For this grammar happy generates 1 unused rule and 1 shift/reduce conflict warnings. The problem I face here is that I cannot parse a function returning type correctly. It smells like super-easy but I got stuck.

To be more specific, I get parsing error for int foo(int x) {return;} while void foo(int x) {return;} parses successfully. So it seems these three rules do not work together as supposed:

DFunAll.        FunDef ::= FunType Id "(" [ Arg ] ")" FunBody;
TInt.           Type ::= "int" ;
TFunRetT.       FunType ::= Type ;

If I change the FunDef rule to FunDef ::= Type Id "(" [ Arg ] ")" FunBody; parsing goes smoothly but I want to keep Type and FunType distinguished so as not to have void as a regular Type.

1

1 Answers

1
votes

I want to keep Type and FunType distinguished so as not to have void as a regular Type.

But you are asking the parser to decide whether int is a Type or a FunType before it has enough information to make the decision. Since it can't tell whether to apply the production FunType ::= Type, it chooses to shift the Id instead (because default resolution of a shift/reduce conflict is to shift). That makes it impossible to use the FunType ::= Type production, which triggers the unused rule warning.

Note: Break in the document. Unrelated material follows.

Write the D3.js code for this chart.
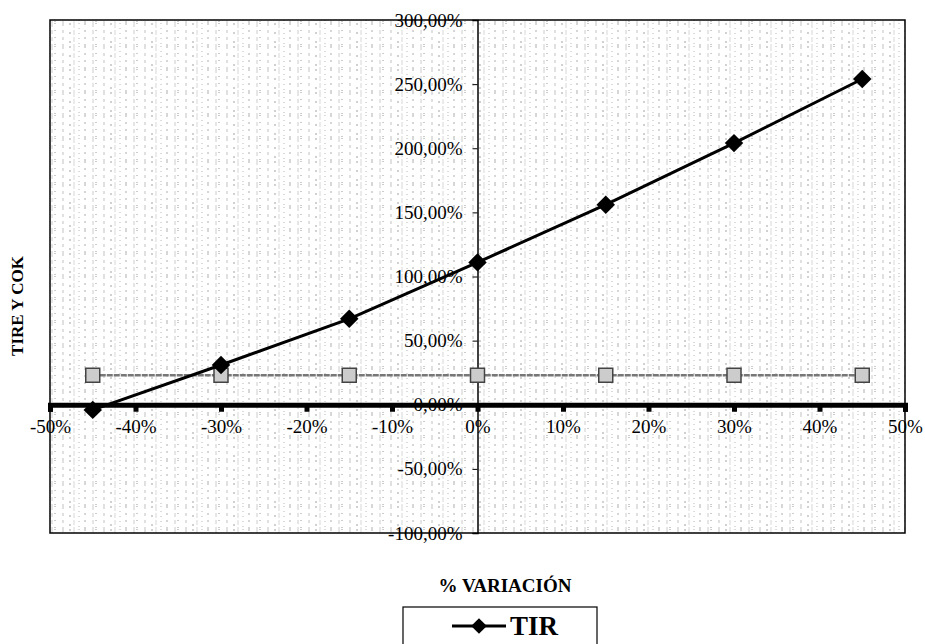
<!DOCTYPE html>
<html>
<head>
<meta charset="utf-8">
<script src="https://cdn.jsdelivr.net/npm/d3@7"></script>
<style>
  body { margin: 0; background: #fff; }
</style>
</head>
<body>
<div id="chart"></div>
<script>
// Data
const variation = [-45, -30, -15, 0, 15, 30, 45];
const tir = [-4, 31, 67, 111, 156, 204, 254];
const cok = [23, 23, 23, 23, 23, 23, 23];
const xTickValues = [-50, -40, -30, -20, -10, 0, 10, 20, 30, 40, 50];
const yTickValues = [-100, -50, 0, 50, 100, 150, 200, 250, 300];

// Configuration
const W = 925, H = 644;
const plot = { left: 50, right: 905, top: 20, bottom: 533 };
const serif = "'Liberation Serif', 'Times New Roman', 'DejaVu Serif', serif";

const svg = d3.select("#chart")
    .append("svg")
    .attr("width", W)
    .attr("height", H)
    .style("font-family", serif);

svg.append("rect").attr("width", W).attr("height", H).attr("fill", "#fff");

// Scales
const x = d3.scaleLinear().domain([-50, 50]).range([plot.left, plot.right]);
const y = d3.scaleLinear().domain([-100, 300]).range([plot.bottom, plot.top]);

// Scanned-paper texture: repeating tile of broken vertical strokes
const defs = svg.append("defs");
const pat = defs.append("pattern")
    .attr("id", "scan")
    .attr("patternUnits", "userSpaceOnUse")
    .attr("width", 41)
    .attr("height", 23);
[[3, "#777", "2,5"], [11, "#aaa", "4,3"], [14, "#555", "1,6"], [22, "#999", "3,4"],
 [29, "#666", "2,7"], [33, "#bbb", "5,2"], [38, "#888", "1,4"]].forEach(([px, c, dash]) => {
    pat.append("line")
        .attr("x1", px).attr("x2", px)
        .attr("y1", 0).attr("y2", 23)
        .attr("stroke", c)
        .attr("stroke-width", 1)
        .attr("stroke-dasharray", dash);
});

svg.append("rect")
    .attr("x", plot.left)
    .attr("y", plot.top)
    .attr("width", plot.right - plot.left)
    .attr("height", plot.bottom - plot.top)
    .attr("fill", "url(#scan)")
    .attr("opacity", 0.6);

// Plot frame
svg.append("rect")
    .attr("x", plot.left)
    .attr("y", plot.top)
    .attr("width", plot.right - plot.left)
    .attr("height", plot.bottom - plot.top)
    .attr("fill", "none")
    .attr("stroke", "#000")
    .attr("stroke-width", 1.5);

// Y axis through x = 0
const yAxis = svg.append("g")
    .attr("transform", `translate(${x(0)},0)`)
    .call(d3.axisLeft(y)
        .tickValues(yTickValues)
        .tickSize(5)
        .tickPadding(10)
        .tickFormat(d => d.toFixed(2).replace(".", ",") + "%"));
yAxis.attr("font-family", null);
yAxis.select(".domain").attr("stroke", "#000").attr("stroke-width", 1.5);
yAxis.selectAll("text")
    .style("font-family", serif)
    .style("font-size", "19px")
    .attr("fill", "#000");

// X axis through y = 0
const xAxis = svg.append("g")
    .attr("transform", `translate(0,${y(0)})`)
    .call(d3.axisBottom(x)
        .tickValues(xTickValues)
        .tickSize(7)
        .tickPadding(8)
        .tickFormat(d => d + "%"));
xAxis.attr("font-family", null);
xAxis.select(".domain").attr("stroke", "#000").attr("stroke-width", 5);
xAxis.selectAll(".tick line").attr("stroke", "#000").attr("stroke-width", 5);
xAxis.selectAll("text")
    .style("font-family", serif)
    .style("font-size", "19px")
    .attr("fill", "#000");

// COK series
const cokData = variation.map((v, i) => ({ v, val: cok[i] }));
svg.append("path")
    .datum(cokData)
    .attr("fill", "none")
    .attr("stroke", "#777")
    .attr("stroke-width", 2.5)
    .attr("stroke-dasharray", "6,1")
    .attr("d", d3.line().x(d => x(d.v)).y(d => y(d.val)));
svg.selectAll(".cok")
    .data(cokData)
    .join("rect")
    .attr("class", "cok")
    .attr("x", d => x(d.v) - 7)
    .attr("y", d => y(d.val) - 7)
    .attr("width", 14)
    .attr("height", 14)
    .attr("fill", "#ccc")
    .attr("stroke", "#444")
    .attr("stroke-width", 1.5);

// TIR series
const tirData = variation.map((v, i) => ({ v, val: tir[i] }));
svg.append("path")
    .datum(tirData)
    .attr("fill", "none")
    .attr("stroke", "#000")
    .attr("stroke-width", 3)
    .attr("d", d3.line().x(d => x(d.v)).y(d => y(d.val)));
const diamond = d3.symbol().type(d3.symbolSquare).size(170);
svg.selectAll(".tir")
    .data(tirData)
    .join("path")
    .attr("class", "tir")
    .attr("transform", d => `translate(${x(d.v)},${y(d.val)}) rotate(45)`)
    .attr("d", diamond)
    .attr("fill", "#000");

// Axis titles
svg.append("text")
    .attr("x", 505)
    .attr("y", 592)
    .attr("text-anchor", "middle")
    .style("font-size", "19px")
    .style("font-weight", "bold")
    .text("% VARIACIÓN");

svg.append("text")
    .attr("transform", `translate(23,306) rotate(-90)`)
    .attr("text-anchor", "middle")
    .style("font-size", "17px")
    .style("font-weight", "bold")
    .text("TIRE Y COK");

// Legend
const legend = svg.append("g");
legend.append("rect")
    .attr("x", 403)
    .attr("y", 607)
    .attr("width", 194)
    .attr("height", 60)
    .attr("fill", "#fff")
    .attr("stroke", "#000")
    .attr("stroke-width", 1.2);
legend.append("line")
    .attr("x1", 452).attr("x2", 506)
    .attr("y1", 626).attr("y2", 626)
    .attr("stroke", "#000")
    .attr("stroke-width", 3);
legend.append("path")
    .attr("transform", "translate(479,626) rotate(45) scale(0.85)")
    .attr("d", diamond)
    .attr("fill", "#000");
legend.append("text")
    .attr("x", 510)
    .attr("y", 635)
    .style("font-size", "27px")
    .style("font-weight", "bold")
    .text("TIR");
</script>
</body>
</html>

The only simple solution is to give up on FunType altogether, at the cost of some duplication:

DFunAllT.        FunDef ::= Type Id "(" [ Arg ] ")" FunBody;
DFunAllV.        FunDef ::= "void" Id "(" [ Arg ] ")" FunBody;

If the duplication bothers you, you could left factor:

DFunTI.   FunTypeId ::= Type Id;
DFunVI.   FunTypeId ::= "void" Id;
DFunAll.  FunDef ::= FunTypeId "(" [ Arg ] ")" FunBody;

The first one is probably a better fit for your AST though.